Тут я замечаю, что она держит за руку не только нашего пациента, но и меня тоже. И Грейс это замечает, но ее интерес лишен сального оттенка, ведь Грейс знает — и я знаю, — что ее подруга Ханна не имеет привычки хватать за руки каждого встречного переводчика. Но вот они — моя светло-коричневая, наполовину конголезская рука и ее подлинный, черный вариант, с розовато-белой ладонью, сомкнутые на смертном одре врага-руандийца. И дело не в сексуальном влечении — как можно, когда между нами умирает Жан-Пьер? — а в обнаруженном родстве душ, и взаимном утешении, и усердном труде ради нашего общего пациента. Это происходит потому, что она глубоко тронута — как и я. Ханне небезразличен несчастный умирающий, хотя она изо дня в день с утра до вечера таких видит. Ей важно, что мы сострадаем тому, кого следовало бы считать врагом, что мы возлюбили его согласно евангельской проповеди, которую она впитала с детства, судя по золотому крестику на шее. Ее волнует мой голос. Каждый раз, когда я перевожу с суахили на киньяруанда и обратно, она опускает глаза, будто молится. Она взволнована оттого, что я пытаюсь сказать ей взглядом, лишь бы услышала: мы — два человека, которые всю жизнь искали друг друга.
Не скажу, что мы и дальше не разжимали рук, поскольку это не так, однако внутренним взором мы отныне следили друг за другом. Она могла стоять ко мне спиной, наклоняться над больным, приподнимать его, гладить по щеке или проверять аппаратуру, которую настроила для него Грейс. Но всякий раз, как она поворачивалась взглянуть на меня, я был рядом и чувствовал, что мысленно она со мной. И все, что случилось потом — после того, как я дождался окончания ее дежурства у освещенных неоновыми лампами ворот больницы, и она вышла ко мне, опустив глаза, и мы, застенчивые питомцы христианских миссий, не обнялись, а взялись за руки, как двое серьезных школьников, и поднялись по склону холма к ее общежитию и потом по узкому коридору, пропахшему азиатской пищей, добрались до двери с висячим замком, который она открыла своим ключом, — проистекало из тех взглядов, которыми мы обменивались в присутствии умирающего руандийца, из чувства ответственности друг за друга в момент, когда человеческая жизнь ускользала из-под наших переплетенных пальцев.
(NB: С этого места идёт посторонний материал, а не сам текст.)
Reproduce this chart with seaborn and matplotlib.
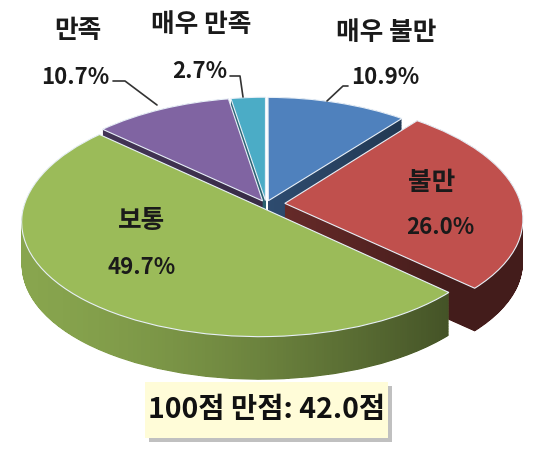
import numpy as np
import seaborn as sns
import matplotlib.pyplot as plt
import matplotlib.transforms as mtransforms
from matplotlib.patches import Rectangle, PathPatch
from matplotlib.path import Path
from matplotlib.colors import to_rgb

sns.set_theme(style="white")
plt.rcParams['font.family'] = ['Noto Sans CJK KR', 'DejaVu Sans']

# data (clockwise from 12 o'clock)
labels = ["매우 불만", "불만", "보통", "만족", "매우 만족"]
shares = [10.9, 26.0, 49.7, 10.7, 2.7]
explode = [0.03, 0.08, 0.035, 0.03, 0.03]
colors = ["#4f81bd", "#c0504d", "#9bbb59", "#8064a2", "#4bacc6"]
side_shade = [0.75, 0.7, 0.88, 0.55, 0.72]
score_text = "100점 만점: 42.0점"

W, H = 540, 455
fig = plt.figure(figsize=(W / 100, H / 100), dpi=100)
ax = fig.add_axes([0, 0, 1, 1])

# map data units to pixels
cx, cy, rx, ry = 266, 204, 236, 116.5
xlim = (-cx / rx, (W - cx) / rx)
ylim = (-(H - cy) / ry, cy / ry)


class Perspective(mtransforms.Transform):
    """tilt the pie: back half narrower/shorter than the front half"""
    input_dims = output_dims = 2
    is_separable = False
    has_inverse = False

    def __init__(self, k=0.13, m=0.107):
        super().__init__()
        self.k, self.m = k, m

    def transform_non_affine(self, xy):
        xy = np.asarray(xy, dtype=float)
        x, y = xy[:, 0], xy[:, 1]
        return np.column_stack([x * (1 - self.k * y), y * (1 - self.m * y)])


persp = Perspective()
depth = 0.37
n_layers = 60

# top face
wedges, _ = ax.pie(shares, explode=explode, colors=colors, startangle=90,
                   counterclock=False, radius=1,
                   wedgeprops=dict(linewidth=0.8, edgecolor="#e8f0f8"))

# horizontal shading for the side walls (lighter left, darker right)
t = np.clip((np.linspace(0, W, 300) - 20) / 430, 0, 1)
shade = np.zeros((1, 300, 4))
shade[0, :, 3] = 0.5 * t ** 1.5

# side walls: union of the slice outline swept downwards
for w, col, s in zip(wedges, colors, side_shade):
    path = w.get_path()
    verts = persp.transform_non_affine(path.vertices)
    layers = [Path(verts - [0, z], path.codes)
              for z in np.linspace(0, depth, n_layers)]
    wall = Path.make_compound_path(*layers)
    mid = np.deg2rad((w.theta1 + w.theta2) / 2)
    zo = 2 - np.sin(mid)  # back slices first
    base = tuple(c * s for c in to_rgb(col))
    patch = PathPatch(wall, fc=base, ec="none", lw=0, zorder=zo)
    ax.add_patch(patch)
    im = ax.imshow(shade, extent=(*xlim, *ylim), aspect="auto",
                   zorder=zo + 0.01, interpolation="bilinear")
    im.set_clip_path(patch)

for w in wedges:
    w.set_transform(persp + ax.transData)
    w.set_zorder(10)

ax.set_aspect("auto")
ax.set_xlim(*xlim)
ax.set_ylim(*ylim)
ax.axis("off")


def px(x, y):
    return x / W, 1 - y / H


def label(x, y, s, size):
    fig.text(*px(x, y), s, ha="center", va="center", fontsize=size,
             fontweight="bold", color="#1a1a1a")


# outside labels
label(386, 32, labels[0], 18.5)
label(385, 78, f"{shares[0]:.1f}%", 16)
label(78, 30, labels[3], 18.5)
label(75, 77, f"{shares[3]:.1f}%", 16)
label(201, 24, labels[4], 18.5)
label(200, 72, f"{shares[4]:.1f}%", 16)
# inside labels
label(432, 183, labels[1], 18.5)
label(440, 227, f"{shares[1]:.1f}%", 16)
label(142, 220, labels[2], 18.5)
label(142, 267, f"{shares[2]:.1f}%", 16)

# leader lines
lines = [
    [(348, 86), (343, 86), (327, 101)],
    [(113, 81), (125, 81), (157, 105)],
    [(230, 76), (240, 76), (243, 97)],
]
for pts in lines:
    xs, ys = zip(*[px(*p) for p in pts])
    fig.add_artist(plt.Line2D(xs, ys, color="#333333", lw=1.2,
                              transform=fig.transFigure))

# score box with shadow
bx0, by0, bx1, by1 = 145, 382, 388, 438
fig.add_artist(Rectangle(px(bx0 + 4, by1 + 4), (bx1 - bx0) / W, (by1 - by0) / H,
                         transform=fig.transFigure, fc="#c0c0c0", ec="none"))
fig.add_artist(Rectangle(px(bx0, by1), (bx1 - bx0) / W, (by1 - by0) / H,
                         transform=fig.transFigure, fc="#fffcd8", ec="none"))
fig.text(*px((bx0 + bx1) / 2, (by0 + by1) / 2), score_text, ha="center",
         va="center", fontsize=20.5, fontweight="bold", color="#111111")

fig.savefig("out.png", dpi=100)
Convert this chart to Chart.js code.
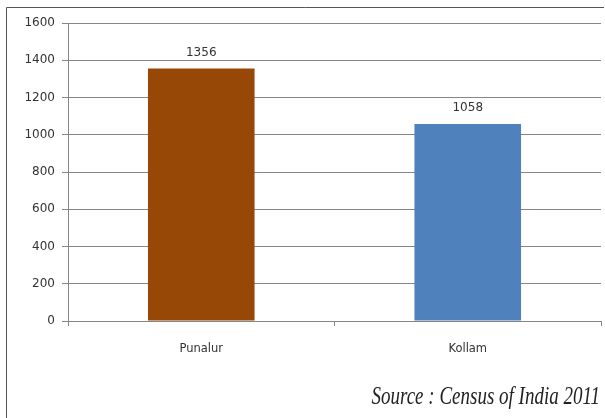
<!DOCTYPE html>
<html>
<head>
<meta charset="utf-8">
<script src="https://cdn.jsdelivr.net/npm/chart.js@4.4.1/dist/chart.umd.min.js"></script>
<style>
    html, body { margin: 0; padding: 0; background: #fff; }
    #wrap { width: 605px; height: 418px; position: relative; }
</style>
</head>
<body>
<div id="wrap"><canvas id="chart" width="605" height="418"></canvas></div>
<script>
const towns = ['Punalur', 'Kollam'];
const density = [1356, 1058];
const barColors = ['#974706', '#4f81bd'];
const sourceNote = 'Source : Census of India 2011';

const AXIS_COLOR = '#868686';
const TEXT_COLOR = '#333';

const frameAndNotes = {
    id: 'frameAndNotes',
    afterDatasetsDraw(chart) {
        const { ctx } = chart;
        const meta = chart.getDatasetMeta(0);
        ctx.save();
        ctx.font = '12px "DejaVu Sans"';
        ctx.fillStyle = TEXT_COLOR;
        ctx.textAlign = 'center';
        ctx.textBaseline = 'bottom';
        meta.data.forEach((bar, i) => {
            ctx.fillText(String(chart.data.datasets[0].data[i]), bar.x, bar.y - 10);
        });
        ctx.restore();
    },
    afterDraw(chart) {
        const { ctx } = chart;
        ctx.save();
        // outer frame
        ctx.strokeStyle = '#555';
        ctx.lineWidth = 1;
        ctx.beginPath();
        ctx.moveTo(6.5, 420);
        ctx.lineTo(6.5, 7.5);
        ctx.lineTo(604, 7.5);
        ctx.stroke();

        // source note, condensed italic serif
        ctx.fillStyle = '#222';
        ctx.font = 'italic 25px "Liberation Serif"';
        ctx.textBaseline = 'alphabetic';
        ctx.textAlign = 'right';
        ctx.translate(600, 404);
        ctx.scale(0.76, 1);
        ctx.fillText(sourceNote, 0, 0);
        ctx.restore();
    }
};

new Chart(document.getElementById('chart'), {
    type: 'bar',
    data: {
        labels: towns,
        datasets: [{
            data: density,
            backgroundColor: barColors,
            borderWidth: 0,
            categoryPercentage: 0.4,
            barPercentage: 1,
        }]
    },
    options: {
        responsive: false,
        animation: false,
        devicePixelRatio: 1,
        layout: { padding: { left: 6, right: 4, top: 23, bottom: 0 } },
        plugins: { legend: { display: false }, tooltip: { enabled: false } },
        scales: {
            x: {
                grid: {
                    offset: true,
                    drawOnChartArea: false,
                    color: AXIS_COLOR,
                    tickLength: 5,
                },
                border: { color: AXIS_COLOR },
                ticks: {
                    color: TEXT_COLOR,
                    font: { family: 'DejaVu Sans', size: 11.5 },
                    padding: 16,
                },
                afterFit(scale) { scale.height = 97; },
            },
            y: {
                min: 0,
                max: 1600,
                grid: { color: AXIS_COLOR, tickLength: 6 },
                border: { color: AXIS_COLOR },
                ticks: {
                    stepSize: 200,
                    color: TEXT_COLOR,
                    font: { family: 'DejaVu Sans', size: 12 },
                    padding: 7,
                    callback: (v) => String(v),
                },
                afterFit(scale) { scale.width = 62; },
            }
        }
    },
    plugins: [frameAndNotes],
});
</script>
</body>
</html>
Именно поэтому в промежутках между приступами страсти мы могли разговаривать на такие темы, которых я ни с кем не обсуждал после смерти брата Майкла, поскольку другим конфидентом судьба меня до сих пор не награждала, за исключением разве что мистера Андерсона, но уж точно не было никого похожего на красивую, веселую, чувственную африканку, чье единственное призвание — утолять страдания несчастных. Рассказывая друг другу о себе, мы говорили по-английски. Занимаясь любовью, переходили на французский. А делясь мечтами об Африке, как могли не вернуться к конголезскому суахили, языку нашего детства, насыщенному игривой смесью радости и озорства? За двадцать бессонных часов Ханна стала мне сестрой, возлюбленной и лучшим другом, которыми мне никак не удавалось обзавестись со времен бесприютного детства.